Wednesday, October 28, 2009


Can't do this one justice tonight. Too fried from writing fundraising letters. Jen, Geoff, others, go to it. But for starters: we'd go to Popham Beach in Maine and he would bark at seals til they barked back. Turns out if they barked back, they were probably sea lions, since apparently seals don't bark, but prefer raspberry noises...

Stuff I'm fanatical about 'cause of Dad:
  1. Baseball: he'd go out and work on one of his many yard projects and leave me sitting in front of the TV with the instruction that I tell him what happened when he came back in. I took him very seriously and am a real baseball addict. Which means I'm really annoyed that I have clients at 8:15 and 8 the first two nights of this World Series. GRRR.
  2. Animals: Dad had a bulldog growing up named Lord Jeff. He loved that dog, and my childhood was full of stories of how it said "wanna go out" and drank coke from bottles. No wonder right after his death I started a pet-sitting biz and adopted a 3 year old, not yet housebroken bulldog...
  3. Tree climbing: I remember the day he introduced the concept with what seemed like a really huge beech tree in the woods behind our house (think it got cut down when the built the Wax's house). I still categorize trees mainly into good and bad climbing trees, and I climbed a tree in my bridesmaid dress (one I actually liked) with some groomsmen after my friend Bekah's wedding. I also taught my niece Amy the love of tree climbing and am eager to do the same for Katie!
  4. Books: you'd think as a librarian's kid (actually 2 librarians), I would check out books from the library. My approach is to BE the library. I almost can't help myself acquiring books. I volunteered at the book fair at Katie's preschool yesterday and kept going back to the register and ringing more stuff up for her and for me...

This is the eulogy I wrote for Dad 4 years ago:

The following was forwarded to me by Bill O'Malley, Dad's former Asst. Dean of Libraries at URI who has also passed away since. The description was written by a co-worker of theirs. It pretty much captures dad:

George R. Parks, first Dean of the University Libraries, died Oct 17, 2005 in Windham, Me.

He came to the University in Aug. 1969 as Director, and left us in July 1980. He was only as old as the number of years his predecessor had been at the University! During his time at the University he instituted the first staff and professional librarians meetings, requiring each group to report to the other what had been discussed and decided. He created Department Heads, introducing a collegial approach to management, and supported the professional librarians in their struggle for acceptance into the University Faculty. (We returned the favor, later supporting his becoming a Dean!) He worked towards upgrading the staff, all but one of whom were then Clerk Typists and Senior Clerk Typists, persuading the State of RI to institute the Library Tech classification and reactivate the classified Librarian. And led the team planning the first addition to the Library, the initiation of automated systems for Cataloging and Circulation, the absorption of the branches into a University Libraries system, the introduction of credit-bearing LIB courses.....

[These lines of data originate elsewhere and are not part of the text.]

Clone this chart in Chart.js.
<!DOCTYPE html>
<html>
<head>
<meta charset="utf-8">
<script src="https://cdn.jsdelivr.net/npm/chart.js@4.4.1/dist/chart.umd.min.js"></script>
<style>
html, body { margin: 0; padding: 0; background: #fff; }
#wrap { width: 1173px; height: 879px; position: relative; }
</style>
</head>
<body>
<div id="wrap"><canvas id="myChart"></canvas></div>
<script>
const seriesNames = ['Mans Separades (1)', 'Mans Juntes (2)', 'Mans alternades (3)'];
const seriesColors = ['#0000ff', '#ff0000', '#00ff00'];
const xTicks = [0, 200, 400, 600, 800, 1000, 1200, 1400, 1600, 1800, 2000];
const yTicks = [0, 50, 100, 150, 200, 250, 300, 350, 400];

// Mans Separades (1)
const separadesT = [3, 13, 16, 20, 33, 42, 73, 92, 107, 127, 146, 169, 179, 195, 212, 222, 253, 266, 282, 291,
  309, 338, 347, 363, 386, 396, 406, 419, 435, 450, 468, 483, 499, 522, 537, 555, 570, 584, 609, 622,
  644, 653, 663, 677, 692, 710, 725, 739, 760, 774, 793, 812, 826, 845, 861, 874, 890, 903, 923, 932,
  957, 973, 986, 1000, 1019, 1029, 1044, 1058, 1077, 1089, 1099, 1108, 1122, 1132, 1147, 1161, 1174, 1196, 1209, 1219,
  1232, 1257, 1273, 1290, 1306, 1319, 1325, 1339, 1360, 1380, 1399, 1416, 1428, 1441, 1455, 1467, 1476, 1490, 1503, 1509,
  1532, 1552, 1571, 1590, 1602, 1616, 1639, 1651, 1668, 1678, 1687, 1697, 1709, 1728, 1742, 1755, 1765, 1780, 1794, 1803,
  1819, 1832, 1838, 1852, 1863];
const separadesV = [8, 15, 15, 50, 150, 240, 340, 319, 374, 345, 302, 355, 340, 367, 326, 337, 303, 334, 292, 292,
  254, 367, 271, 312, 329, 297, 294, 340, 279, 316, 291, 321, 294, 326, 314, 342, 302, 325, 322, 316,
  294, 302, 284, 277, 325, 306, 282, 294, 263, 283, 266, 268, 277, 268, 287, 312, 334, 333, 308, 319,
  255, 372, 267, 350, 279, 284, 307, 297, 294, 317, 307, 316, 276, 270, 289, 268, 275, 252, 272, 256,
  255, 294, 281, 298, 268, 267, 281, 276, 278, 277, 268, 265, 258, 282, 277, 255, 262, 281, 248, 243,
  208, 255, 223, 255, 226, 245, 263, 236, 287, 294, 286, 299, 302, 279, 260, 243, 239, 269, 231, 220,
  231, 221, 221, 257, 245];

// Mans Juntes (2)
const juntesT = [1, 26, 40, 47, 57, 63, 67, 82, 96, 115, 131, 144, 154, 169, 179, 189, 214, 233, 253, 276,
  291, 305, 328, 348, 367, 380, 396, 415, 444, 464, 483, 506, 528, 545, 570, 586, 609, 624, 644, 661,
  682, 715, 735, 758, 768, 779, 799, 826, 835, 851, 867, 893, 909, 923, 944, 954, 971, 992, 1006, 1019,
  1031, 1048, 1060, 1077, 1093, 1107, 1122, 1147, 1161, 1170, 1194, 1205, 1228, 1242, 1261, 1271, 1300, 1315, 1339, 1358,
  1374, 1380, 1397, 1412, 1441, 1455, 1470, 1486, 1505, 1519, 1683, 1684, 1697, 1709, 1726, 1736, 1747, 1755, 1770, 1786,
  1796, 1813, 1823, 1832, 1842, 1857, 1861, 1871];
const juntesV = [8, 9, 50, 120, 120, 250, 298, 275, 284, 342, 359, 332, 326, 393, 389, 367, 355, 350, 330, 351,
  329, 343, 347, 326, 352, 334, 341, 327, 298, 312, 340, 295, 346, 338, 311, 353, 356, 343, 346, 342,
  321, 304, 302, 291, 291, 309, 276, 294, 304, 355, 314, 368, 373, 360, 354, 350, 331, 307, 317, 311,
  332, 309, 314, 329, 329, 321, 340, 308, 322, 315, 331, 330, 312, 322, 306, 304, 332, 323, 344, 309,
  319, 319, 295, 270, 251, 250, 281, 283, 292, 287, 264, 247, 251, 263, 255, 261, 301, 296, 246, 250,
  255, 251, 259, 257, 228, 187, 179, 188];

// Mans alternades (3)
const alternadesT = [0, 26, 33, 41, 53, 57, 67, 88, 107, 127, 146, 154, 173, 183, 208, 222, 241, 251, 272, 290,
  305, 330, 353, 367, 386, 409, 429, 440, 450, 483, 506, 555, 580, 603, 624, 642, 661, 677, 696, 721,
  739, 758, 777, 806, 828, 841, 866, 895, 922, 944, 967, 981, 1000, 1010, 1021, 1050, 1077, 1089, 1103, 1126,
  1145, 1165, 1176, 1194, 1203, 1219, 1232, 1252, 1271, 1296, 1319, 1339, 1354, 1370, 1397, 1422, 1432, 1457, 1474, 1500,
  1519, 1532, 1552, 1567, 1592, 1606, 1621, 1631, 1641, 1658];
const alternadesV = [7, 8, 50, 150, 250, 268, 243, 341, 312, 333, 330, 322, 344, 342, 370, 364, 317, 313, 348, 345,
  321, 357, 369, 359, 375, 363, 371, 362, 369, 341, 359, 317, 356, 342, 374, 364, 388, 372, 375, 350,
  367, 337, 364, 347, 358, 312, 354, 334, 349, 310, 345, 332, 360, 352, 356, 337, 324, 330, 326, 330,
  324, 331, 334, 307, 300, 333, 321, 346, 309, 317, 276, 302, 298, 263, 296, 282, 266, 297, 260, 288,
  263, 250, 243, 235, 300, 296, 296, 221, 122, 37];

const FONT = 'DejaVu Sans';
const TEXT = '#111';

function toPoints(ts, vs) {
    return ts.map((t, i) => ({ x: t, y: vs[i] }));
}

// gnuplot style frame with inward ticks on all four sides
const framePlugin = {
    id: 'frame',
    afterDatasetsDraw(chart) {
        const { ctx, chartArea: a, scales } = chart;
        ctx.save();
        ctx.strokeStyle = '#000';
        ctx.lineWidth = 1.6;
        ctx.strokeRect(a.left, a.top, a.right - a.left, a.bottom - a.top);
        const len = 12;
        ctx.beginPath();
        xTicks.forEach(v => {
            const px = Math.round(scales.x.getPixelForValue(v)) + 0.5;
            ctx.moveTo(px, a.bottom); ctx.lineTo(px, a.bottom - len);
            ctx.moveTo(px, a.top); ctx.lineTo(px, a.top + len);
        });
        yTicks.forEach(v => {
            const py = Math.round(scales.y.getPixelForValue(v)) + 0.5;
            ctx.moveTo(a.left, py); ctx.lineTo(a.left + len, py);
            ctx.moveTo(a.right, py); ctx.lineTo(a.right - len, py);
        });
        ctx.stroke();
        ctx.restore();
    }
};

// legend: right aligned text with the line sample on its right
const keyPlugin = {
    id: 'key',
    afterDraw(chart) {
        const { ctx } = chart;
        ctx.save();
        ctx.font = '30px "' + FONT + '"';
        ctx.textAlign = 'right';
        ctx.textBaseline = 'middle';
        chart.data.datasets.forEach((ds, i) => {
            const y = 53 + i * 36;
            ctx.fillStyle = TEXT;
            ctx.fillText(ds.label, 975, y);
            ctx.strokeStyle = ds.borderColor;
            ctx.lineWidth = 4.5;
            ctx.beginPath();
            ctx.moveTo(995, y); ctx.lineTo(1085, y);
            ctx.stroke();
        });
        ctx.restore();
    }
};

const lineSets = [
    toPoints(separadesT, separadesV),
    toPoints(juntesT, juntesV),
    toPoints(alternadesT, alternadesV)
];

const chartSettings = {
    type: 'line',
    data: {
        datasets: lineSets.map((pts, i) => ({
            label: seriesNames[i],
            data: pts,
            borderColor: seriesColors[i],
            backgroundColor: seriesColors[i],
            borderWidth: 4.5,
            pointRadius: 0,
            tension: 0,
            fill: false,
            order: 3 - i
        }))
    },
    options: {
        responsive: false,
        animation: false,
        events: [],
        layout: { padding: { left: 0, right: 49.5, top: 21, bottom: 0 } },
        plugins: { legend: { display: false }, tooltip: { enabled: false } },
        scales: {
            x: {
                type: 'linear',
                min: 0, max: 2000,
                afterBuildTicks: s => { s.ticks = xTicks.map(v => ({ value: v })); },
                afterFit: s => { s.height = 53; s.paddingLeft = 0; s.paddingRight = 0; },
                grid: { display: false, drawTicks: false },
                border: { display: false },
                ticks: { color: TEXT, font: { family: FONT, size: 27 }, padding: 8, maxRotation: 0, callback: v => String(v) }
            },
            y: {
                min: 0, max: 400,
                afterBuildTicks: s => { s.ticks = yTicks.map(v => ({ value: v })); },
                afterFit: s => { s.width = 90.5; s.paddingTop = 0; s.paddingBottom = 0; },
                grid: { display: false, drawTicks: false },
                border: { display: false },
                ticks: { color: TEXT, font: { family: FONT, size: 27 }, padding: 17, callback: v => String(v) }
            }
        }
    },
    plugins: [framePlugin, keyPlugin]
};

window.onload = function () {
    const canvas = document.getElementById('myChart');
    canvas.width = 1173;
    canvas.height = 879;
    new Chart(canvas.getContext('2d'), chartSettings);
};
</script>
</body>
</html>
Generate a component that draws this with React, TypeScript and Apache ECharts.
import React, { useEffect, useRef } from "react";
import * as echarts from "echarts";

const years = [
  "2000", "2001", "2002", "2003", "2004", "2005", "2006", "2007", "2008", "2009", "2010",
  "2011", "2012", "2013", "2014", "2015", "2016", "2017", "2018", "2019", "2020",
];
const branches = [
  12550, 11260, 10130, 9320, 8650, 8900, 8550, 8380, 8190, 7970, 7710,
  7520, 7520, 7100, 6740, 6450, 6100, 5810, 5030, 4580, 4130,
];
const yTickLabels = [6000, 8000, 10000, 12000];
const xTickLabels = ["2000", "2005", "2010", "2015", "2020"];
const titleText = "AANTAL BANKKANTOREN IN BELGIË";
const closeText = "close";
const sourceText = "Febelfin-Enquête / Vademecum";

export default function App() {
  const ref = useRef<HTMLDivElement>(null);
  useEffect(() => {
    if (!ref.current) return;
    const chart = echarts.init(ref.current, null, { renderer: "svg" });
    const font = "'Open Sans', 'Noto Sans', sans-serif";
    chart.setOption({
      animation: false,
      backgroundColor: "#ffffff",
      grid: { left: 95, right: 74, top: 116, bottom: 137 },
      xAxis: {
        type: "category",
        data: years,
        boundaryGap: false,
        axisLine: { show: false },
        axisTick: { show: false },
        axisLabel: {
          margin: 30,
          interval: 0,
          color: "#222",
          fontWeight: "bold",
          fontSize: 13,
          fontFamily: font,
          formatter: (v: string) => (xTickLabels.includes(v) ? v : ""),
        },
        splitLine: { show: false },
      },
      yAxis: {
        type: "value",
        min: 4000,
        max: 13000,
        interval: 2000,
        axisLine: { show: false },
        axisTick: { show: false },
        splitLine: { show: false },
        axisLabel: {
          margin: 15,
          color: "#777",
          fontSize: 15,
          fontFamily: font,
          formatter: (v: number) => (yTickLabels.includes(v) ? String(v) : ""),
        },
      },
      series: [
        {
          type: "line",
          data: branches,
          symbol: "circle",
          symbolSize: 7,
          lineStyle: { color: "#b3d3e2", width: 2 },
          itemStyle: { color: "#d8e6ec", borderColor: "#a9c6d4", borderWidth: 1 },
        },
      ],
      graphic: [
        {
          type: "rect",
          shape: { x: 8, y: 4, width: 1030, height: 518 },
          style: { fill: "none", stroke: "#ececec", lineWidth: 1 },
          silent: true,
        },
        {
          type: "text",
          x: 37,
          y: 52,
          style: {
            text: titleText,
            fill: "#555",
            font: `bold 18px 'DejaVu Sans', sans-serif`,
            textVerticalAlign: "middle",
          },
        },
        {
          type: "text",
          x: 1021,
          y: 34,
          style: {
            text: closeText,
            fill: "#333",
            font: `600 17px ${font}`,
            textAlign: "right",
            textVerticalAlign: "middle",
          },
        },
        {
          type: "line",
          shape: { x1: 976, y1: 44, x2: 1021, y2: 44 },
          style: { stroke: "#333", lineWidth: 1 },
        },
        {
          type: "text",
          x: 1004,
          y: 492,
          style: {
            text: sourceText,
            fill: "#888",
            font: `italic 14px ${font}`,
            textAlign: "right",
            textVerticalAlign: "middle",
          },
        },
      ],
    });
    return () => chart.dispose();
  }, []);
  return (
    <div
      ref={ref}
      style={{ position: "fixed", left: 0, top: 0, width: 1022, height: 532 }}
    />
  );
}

When George was appointed to URI, the librarians received a set of punched cards frpm the librarians of the University of Rochester Library, done in purple, which turned out to be advice from his old staff on how to live with him. Among my own fondest memories was the aftermath of the then Head of Cataloging demanding a dress code for staff because of what she saw as dreadful attire. George went home, typed a scurrilous dress code, posted it in the morning and waited in his office for a response. The Head of Cataloging ran around the library checking all the typewriters, but couldn't ID the offender....

Or his closing the Library after classes ended one spring when the library was so overcrowded and understaffed that it needed that much to get it back in order. He sent the entire library staff into the stacks, himself included, while he sent out for cases of cold soda and snacks to keep us going. (I took great delight in assigning him the oversized art books that tended to fall off the shelves whenever you touched them.)

George spent 1980-85 as director of Colgate University Libraries, and then went home to Maine where he served as Director of the library at the University of Southern Maine, from which he retired in 1997.